** Begin **

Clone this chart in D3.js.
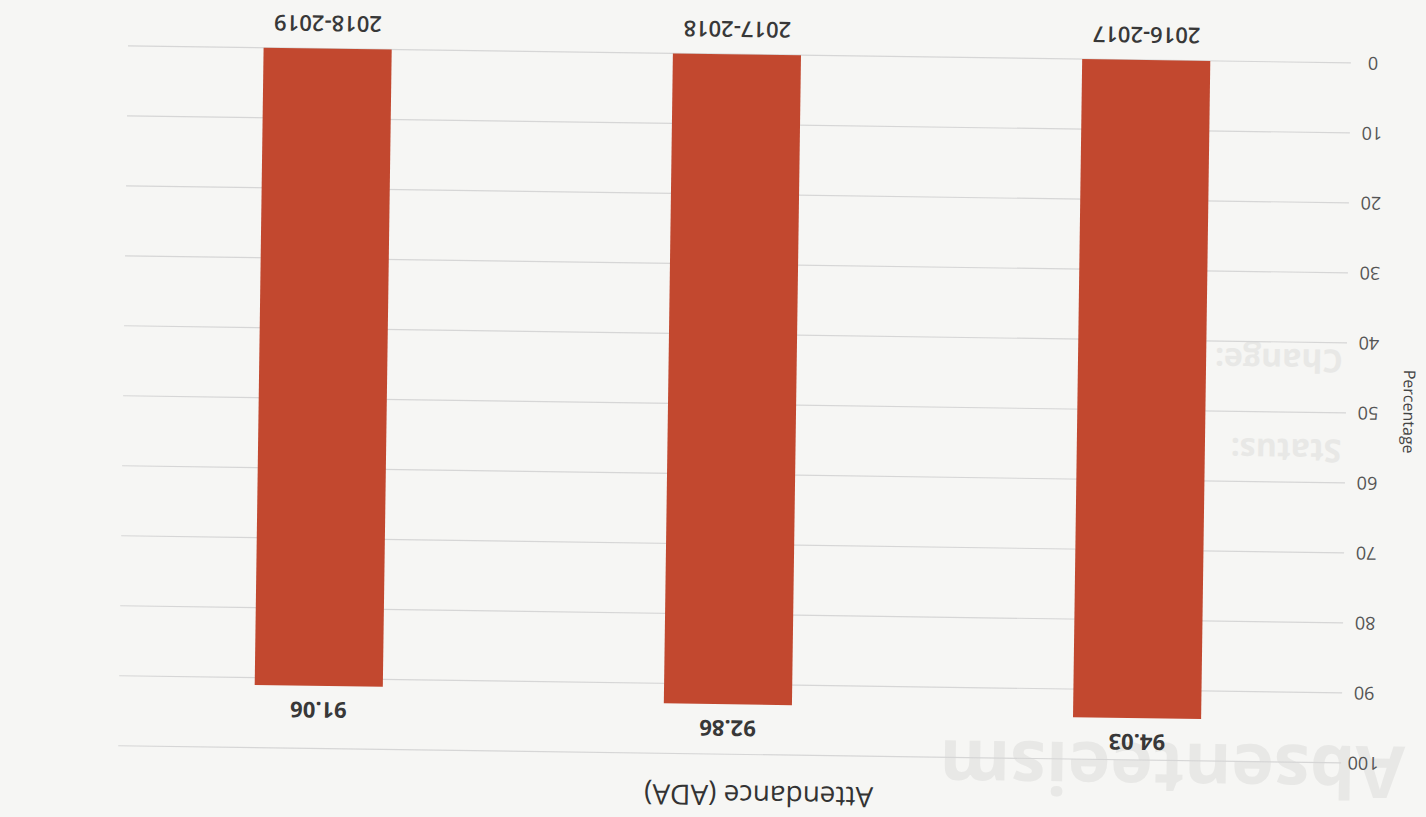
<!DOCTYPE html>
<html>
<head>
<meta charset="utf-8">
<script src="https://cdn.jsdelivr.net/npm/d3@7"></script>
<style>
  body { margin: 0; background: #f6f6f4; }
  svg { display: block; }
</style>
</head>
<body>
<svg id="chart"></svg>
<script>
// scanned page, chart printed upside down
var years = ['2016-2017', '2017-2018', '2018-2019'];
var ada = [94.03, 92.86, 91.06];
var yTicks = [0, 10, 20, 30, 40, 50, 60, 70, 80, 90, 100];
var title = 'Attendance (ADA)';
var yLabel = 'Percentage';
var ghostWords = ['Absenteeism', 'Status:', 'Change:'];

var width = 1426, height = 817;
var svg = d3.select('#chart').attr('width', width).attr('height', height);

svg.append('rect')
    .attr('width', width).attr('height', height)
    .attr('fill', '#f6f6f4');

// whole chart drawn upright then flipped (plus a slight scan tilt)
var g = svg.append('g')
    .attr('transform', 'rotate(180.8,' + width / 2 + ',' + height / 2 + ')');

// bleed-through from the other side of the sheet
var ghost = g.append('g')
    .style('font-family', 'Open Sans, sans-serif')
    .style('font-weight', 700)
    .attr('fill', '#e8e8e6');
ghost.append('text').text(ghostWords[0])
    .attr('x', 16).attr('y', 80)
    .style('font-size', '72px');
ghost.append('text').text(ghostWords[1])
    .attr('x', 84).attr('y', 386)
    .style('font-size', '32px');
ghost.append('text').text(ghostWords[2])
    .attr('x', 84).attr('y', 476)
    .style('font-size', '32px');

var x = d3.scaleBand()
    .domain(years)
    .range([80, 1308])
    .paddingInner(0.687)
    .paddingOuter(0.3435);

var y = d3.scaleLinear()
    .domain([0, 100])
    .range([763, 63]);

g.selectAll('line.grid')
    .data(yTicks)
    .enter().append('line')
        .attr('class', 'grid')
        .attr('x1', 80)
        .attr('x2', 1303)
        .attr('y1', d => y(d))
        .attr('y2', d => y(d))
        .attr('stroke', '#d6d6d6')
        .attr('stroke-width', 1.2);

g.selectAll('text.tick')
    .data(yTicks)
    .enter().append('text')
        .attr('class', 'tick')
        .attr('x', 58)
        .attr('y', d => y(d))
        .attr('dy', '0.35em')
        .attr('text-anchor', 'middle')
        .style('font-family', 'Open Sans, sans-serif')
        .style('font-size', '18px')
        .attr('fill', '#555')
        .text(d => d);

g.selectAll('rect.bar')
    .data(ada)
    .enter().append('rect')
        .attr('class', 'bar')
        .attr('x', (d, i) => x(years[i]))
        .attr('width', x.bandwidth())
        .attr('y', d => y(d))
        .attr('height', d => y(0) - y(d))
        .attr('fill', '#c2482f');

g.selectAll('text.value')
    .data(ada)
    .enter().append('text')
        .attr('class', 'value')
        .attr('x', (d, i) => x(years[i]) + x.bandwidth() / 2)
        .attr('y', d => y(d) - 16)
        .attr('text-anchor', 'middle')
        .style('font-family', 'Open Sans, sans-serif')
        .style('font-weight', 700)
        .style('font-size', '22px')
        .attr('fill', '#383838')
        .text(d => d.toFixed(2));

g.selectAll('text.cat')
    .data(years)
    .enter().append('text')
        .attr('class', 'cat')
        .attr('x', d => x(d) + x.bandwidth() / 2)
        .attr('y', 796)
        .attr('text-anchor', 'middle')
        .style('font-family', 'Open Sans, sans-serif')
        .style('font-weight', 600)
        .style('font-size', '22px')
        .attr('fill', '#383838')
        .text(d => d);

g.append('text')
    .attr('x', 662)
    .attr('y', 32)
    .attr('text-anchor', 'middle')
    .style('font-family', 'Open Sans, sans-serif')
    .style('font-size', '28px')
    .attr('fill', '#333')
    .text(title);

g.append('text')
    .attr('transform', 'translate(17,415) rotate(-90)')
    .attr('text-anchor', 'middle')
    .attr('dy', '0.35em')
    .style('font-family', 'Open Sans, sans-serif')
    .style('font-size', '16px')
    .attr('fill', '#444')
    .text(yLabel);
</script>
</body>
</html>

** End **

PROBLEM —
Return only the lines from the start of the data through the line that contains "height / 2 + ')');", please, copying them exactly and omitting all pictures.

SOLUTION BELOW —
Clone this chart in D3.js.
<!DOCTYPE html>
<html>
<head>
<meta charset="utf-8">
<script src="https://cdn.jsdelivr.net/npm/d3@7"></script>
<style>
  body { margin: 0; background: #f6f6f4; }
  svg { display: block; }
</style>
</head>
<body>
<svg id="chart"></svg>
<script>
// scanned page, chart printed upside down
var years = ['2016-2017', '2017-2018', '2018-2019'];
var ada = [94.03, 92.86, 91.06];
var yTicks = [0, 10, 20, 30, 40, 50, 60, 70, 80, 90, 100];
var title = 'Attendance (ADA)';
var yLabel = 'Percentage';
var ghostWords = ['Absenteeism', 'Status:', 'Change:'];

var width = 1426, height = 817;
var svg = d3.select('#chart').attr('width', width).attr('height', height);

svg.append('rect')
    .attr('width', width).attr('height', height)
    .attr('fill', '#f6f6f4');

// whole chart drawn upright then flipped (plus a slight scan tilt)
var g = svg.append('g')
    .attr('transform', 'rotate(180.8,' + width / 2 + ',' + height / 2 + ')');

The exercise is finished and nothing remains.